Les doumas russes tiennent d’ordinaire peu de séances, et la plupart de leurs membres montrent peu d’assiduité à siéger. Il est difficile de décider si le grand nombre des conseillers a pour objet de suppléer à leur peu de zèle ou si au contraire le zèle des membres de la douma n’est pas refroidi par leur nombre même. Ce qui est certain, c’est que les élus montrent souvent aussi peu d’empressement à se rendre au conseil que les électeurs à participer aux assemblées électorales. A Saint-Pétersbourg même, les plus graves décisions ont été prises en présence d’un tiers ou d’un quart seulement des membres du conseil, et il n’est pas rare que la discussion ou le vote sur les affaires les plus urgentes soient ajournés parce que l’assemblée n’est pas en nombre. Pourtant, dans les deux capitales, la loi n’exige pour les affaires courantes que la présence d’un cinquième des membres de la douma.
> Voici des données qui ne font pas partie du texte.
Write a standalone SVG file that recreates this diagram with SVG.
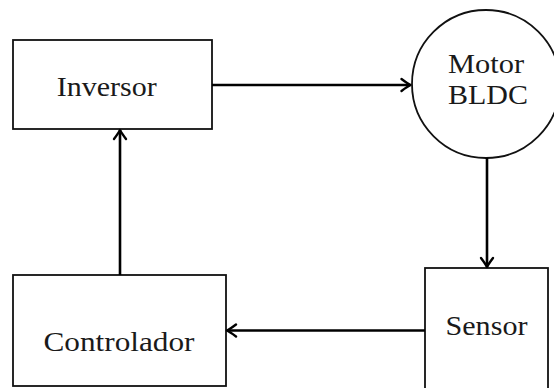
<svg xmlns="http://www.w3.org/2000/svg" width="554" height="388" viewBox="0 0 554 388">
<style>
.box{fill:#fff;stroke:#111;stroke-width:1.8}
.lbl{font-family:"Liberation Serif","DejaVu Serif",serif;font-size:28px;fill:#1a1a1a;text-anchor:middle}
.conn{fill:none;stroke:#000;stroke-width:2.6}
.head{fill:none;stroke:#000;stroke-width:2.4;stroke-linecap:round;stroke-linejoin:round}
</style>
<defs>
<marker id="arr" markerUnits="userSpaceOnUse" viewBox="-12 -8 14 16" refX="0" refY="0" markerWidth="14" markerHeight="16" orient="auto">
<path class="head" d="M -9 -6 Q -3 -1.5 0 0 Q -3 1.5 -9 6"/>
</marker>
</defs>
<rect width="554" height="388" fill="#fff"/>
<g id="inversor">
<rect class="box" x="13" y="40" width="199" height="89"/>
<text class="lbl" x="106.7" y="95.7" textLength="100" lengthAdjust="spacingAndGlyphs">Inversor</text>
</g>
<g id="motor">
<circle class="box" cx="486" cy="84" r="74"/>
<text class="lbl" x="486" y="73" textLength="76" lengthAdjust="spacingAndGlyphs">Motor</text>
<text class="lbl" x="488" y="104" textLength="80" lengthAdjust="spacingAndGlyphs">BLDC</text>
</g>
<g id="sensor">
<rect class="box" x="425" y="268" width="123" height="130"/>
<text class="lbl" x="486.5" y="335" textLength="82" lengthAdjust="spacingAndGlyphs">Sensor</text>
</g>
<g id="controlador">
<rect class="box" x="13" y="275" width="213" height="111"/>
<text class="lbl" x="119" y="350.7" textLength="151" lengthAdjust="spacingAndGlyphs">Controlador</text>
</g>
<g id="connectors">
<line class="conn" x1="212" y1="85" x2="410.5" y2="85" marker-end="url(#arr)"/>
<line class="conn" x1="487" y1="158" x2="487" y2="267" marker-end="url(#arr)"/>
<line class="conn" x1="425" y1="330.5" x2="227" y2="330.5" marker-end="url(#arr)"/>
<line class="conn" x1="120" y1="275" x2="120" y2="130" marker-end="url(#arr)"/>
</g>
</svg>
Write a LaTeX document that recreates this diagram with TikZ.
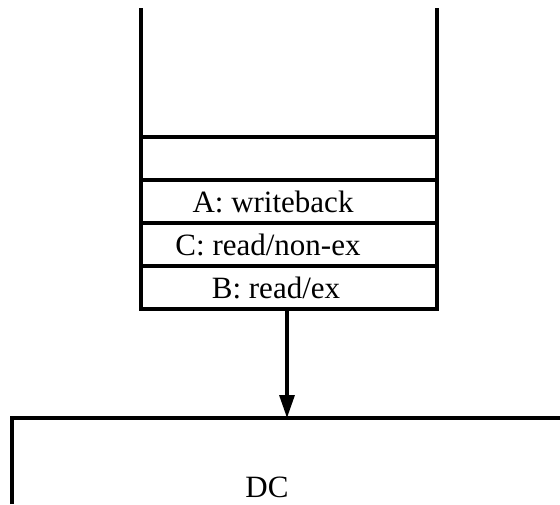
\documentclass[tikz,border=0pt]{standalone}
\usepackage{fontspec}
\setmainfont{Liberation Serif}
\usetikzlibrary{arrows.meta,positioning}
\tikzset{
  slotbox/.style={draw, line width=1.6pt, outer sep=0pt, inner sep=0pt,
    minimum width=148pt, minimum height=21.5pt},
  slottext/.style={font=\fontsize{15.5}{18}\selectfont, inner sep=0pt},
  wall/.style={line width=1.6pt},
  feedarr/.style={-{Triangle[length=11.5pt, width=7.5pt]}, line width=1.6pt},
}
\begin{document}
\begin{tikzpicture}[x=0.5pt, y=-0.5pt]
  \useasboundingbox (0,0) rectangle (560,504);

  % queue slots, bottom one feeds the DC
  \node[slotbox, anchor=north] (s0) at (289,137) {};
  \node[slotbox, below=0pt of s0] (s1) {};
  \node[slotbox, below=0pt of s1] (s2) {};
  \node[slotbox, below=0pt of s2] (s3) {};
  \node[slottext, xshift=-8pt] (t1) at (s1) {A: writeback};
  \node[slottext, xshift=-10.5pt] (t2) at (s2) {C: read/non-ex};
  \node[slottext, xshift=-6.5pt] (t3) at (s3) {B: read/ex};

  % open top of the queue
  \coordinate (qtl) at (141,8);
  \coordinate (qtr) at (437,8);
  \draw[wall] (s0.north west) -- (qtl);
  \draw[wall] (s0.north east) -- (qtr);

  % DC block (runs off the page to the right and below)
  \coordinate (dcbl) at (12,504);
  \coordinate (dctr) at (560,418);
  \coordinate (dcin) at (287,418);
  \draw[wall] (dcbl) |- (dctr);
  \node[slottext] (dc) at (267,487) {DC};

  \draw[feedarr] (s3.south -| dcin) -- (dcin);
\end{tikzpicture}
\end{document}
A Saint-Pétersbourg, sur 252 conseillers, il en siège à peine 100 à chaque séance, et il est arrivé que le nombre des conseillers présens descendait au-dessous de 60[1]. Une pareille négligence dans la capitale donne une triste idée des petites municipalités de province.

Les doumas des villes nous montrent peut-être mieux encore que les assemblées territoriales le peu d’application des Russes aux affaires publiques, leur peu de goût pour les fonctions électives, pour les fonctions gratuites du moins. Les marchands des villes ne semblent point à cet égard différer beaucoup des propriétaires de la campagne ou la bourgeoisie de la noblesse. Dans toutes les classes, les services non rétribués rencontrent peu d’amateurs, et, si la vanité ou l’ambition font accepter un mandat électif, on apporte peu de conscience et peu de scrupule à le remplir. Cette négligence, cette égale incurie de l’électeur et de l’élu, est aujourd’hui un obstacle à l’établissement du self-government local en Russie. Aux conseillers municipaux de même qu’aux membres des zemstvos, on a proposé d’allouer une indemnité pécuniaire en vertu du principe démocratique que tout service mérite rétribution. Une chose paraît certaine, c’est que toutes les doumas de l’empire ne tarderaient pas à se voter une subvention ou des jetons de présence, si la loi ou le mauvais état des finances municipales n’y mettait obstacle. Déjà les maires touchent d’ordinaire une indemnité aux frais de la commune. Dans les grandes villes, à Saint-Pétersbourg en particulier, les membres qui siègent dans les commissions et sous-commissions (et ces commissions sont fort nombreuses)

  1. Voyez les comptes-rendus donnés par quelques journaux russes, spécialement par le Golos, n° 264 de 1876.